Canton and Emmett Hansen voted with the other minority members (Sens. Lorraine Berry, Roosevelt David, Adlah "Foncie" Donastorg, Vargrave Richards and Jones). All of the other majority senators but Jn. Baptiste (Sens. Adelbert Bryan, Donald "Ducks" Cole, Alicia "Chucky" Hansen, Norma Pickard Samuel, Liburd and White) voted to support Liburd's ruling. Thus, the challenge lost on a tie vote.
Once Jones began to talk in his allotted two minutes, he seemed hard pressed to sustain his ire even that long, but Liburd didn't interrupt him.
Liburd similarly defused a potential tirade by Donastorg by allowing him unlimited time to speak in the midst of his protestations that he was not being recognized to speak. Donastorg said he was not like another senator who would turn off the lights or the microphone if he were not allowed to speak.

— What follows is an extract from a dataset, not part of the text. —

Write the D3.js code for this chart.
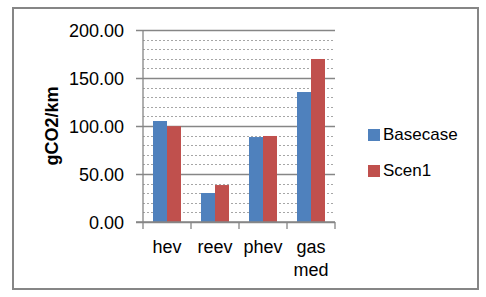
<!DOCTYPE html>
<html><head><meta charset="utf-8">
<script src="https://cdn.jsdelivr.net/npm/d3@7"></script>
<style>body{margin:0;background:#fff}svg{display:block}</style>
</head><body>
<script>
const categories = [["hev"], ["reev"], ["phev"], ["gas", "med"]];
const seriesNames = ["Basecase", "Scen1"];
const basecase = [105.2, 30.2, 88.5, 135.4];
const scen1 = [99.8, 38.5, 89.6, 169.8];
const yTicks = [0, 50, 100, 150, 200];
const colors = ["#4F81BD", "#C0504D"];
const yTitle = "gCO2/km";

(function () {
const W = 486, H = 297;
const svg = d3.select("body").append("svg").attr("width", W).attr("height", H);
const font = "'Liberation Sans', Arial, sans-serif";

svg.append("rect").attr("x", 13).attr("y", 8).attr("width", 465).attr("height", 281)
  .attr("fill", "#fff").attr("stroke", "#868686").attr("stroke-width", 2);

const pL = 143, pR = 335, pT = 30, pB = 222;
const x = d3.scaleBand().domain(d3.range(categories.length)).range([pL, pR]).paddingInner(0).paddingOuter(0);
const inner = d3.scaleBand().domain([0, 1]).range([10, 38]);
const y = d3.scaleLinear().domain([0, 200]).range([pB, pT]);

// minor gridlines
const minor = d3.range(10, 200, 10).filter(v => v % 50 !== 0);
svg.append("g").selectAll("line").data(minor).join("line")
  .attr("x1", pL).attr("x2", pR).attr("y1", d => Math.round(y(d)) + 0.5).attr("y2", d => Math.round(y(d)) + 0.5)
  .attr("stroke", "#a6a6a6").attr("stroke-width", 1).attr("stroke-dasharray", "2,2");

// major gridlines
const yAxis = d3.axisLeft(y).tickValues(yTicks).tickSize(-(pR - pL)).tickFormat(d3.format(".2f"));
const gy = svg.append("g").attr("transform", `translate(${pL},0)`).call(yAxis);
gy.select(".domain").remove();
gy.selectAll(".tick line").attr("stroke", "#868686").attr("stroke-width", 1.3).attr("x1", -7);
gy.selectAll(".tick text").attr("x", -19).attr("dy", "0.36em").attr("font-family", font).attr("font-size", 18).attr("fill", "#000");

// bars
const data = [basecase, scen1];
data.forEach((vals, si) => {
  svg.append("g").selectAll("rect").data(vals).join("rect")
    .attr("x", (d, i) => x(i) + inner(si))
    .attr("width", inner.bandwidth())
    .attr("y", d => y(d))
    .attr("height", d => y(0) - y(d))
    .attr("fill", colors[si]);
});

// axes lines
svg.append("line").attr("x1", pL).attr("x2", pL).attr("y1", pT).attr("y2", pB)
  .attr("stroke", "#868686").attr("stroke-width", 1.3);
svg.append("line").attr("x1", pL - 7).attr("x2", pR).attr("y1", pB).attr("y2", pB)
  .attr("stroke", "#868686").attr("stroke-width", 1.3);
const bounds = d3.range(categories.length + 1).map(i => pL + i * x.bandwidth());
svg.append("g").selectAll("line").data(bounds).join("line")
  .attr("x1", d => d).attr("x2", d => d).attr("y1", pB).attr("y2", pB + 7)
  .attr("stroke", "#868686").attr("stroke-width", 1.3);

// category labels
const cl = svg.append("g");
categories.forEach((lines, i) => {
  const t = cl.append("text").attr("x", x(i) + x.bandwidth() / 2).attr("y", 253)
    .attr("text-anchor", "middle").attr("font-family", font).attr("font-size", 18).attr("fill", "#000");
  lines.forEach((ln, j) => t.append("tspan").attr("x", x(i) + x.bandwidth() / 2).attr("dy", j === 0 ? 0 : 23).text(ln));
});

// y title
svg.append("text").attr("transform", "translate(58,126) rotate(-90)").attr("text-anchor", "middle")
  .attr("font-family", font).attr("font-weight", "bold").attr("font-size", 18).attr("fill", "#000").text(yTitle);

// legend
const lg = svg.append("g");
seriesNames.forEach((n, i) => {
  lg.append("rect").attr("x", 368).attr("y", 129 + i * 36).attr("width", 12).attr("height", 12).attr("fill", colors[i]);
  lg.append("text").attr("x", 383).attr("y", 140 + i * 36).attr("font-family", font).attr("font-size", 17).attr("fill", "#000").text(n);
});
})();
</script>
</body></html>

The reference was to Senate bad-boy Bryan, who was a model of decorum Tuesday. In an apparent effort to showcase Bryan's professional behavior, the majority had him preside over the session in the evening hours, when much of the public could watch on television. He was lauded by members of both sides.
The majority kept things moving throughout the day, limiting debate by consolidating bills for discussion and by using a parliamentary maneuver to control what debate time was given. Majority senators would "object" to a colleague's proposal, thus obtaining the time allotted for the opposition, then return the time to the chair.
It helped that much of the legislation was non-controversial.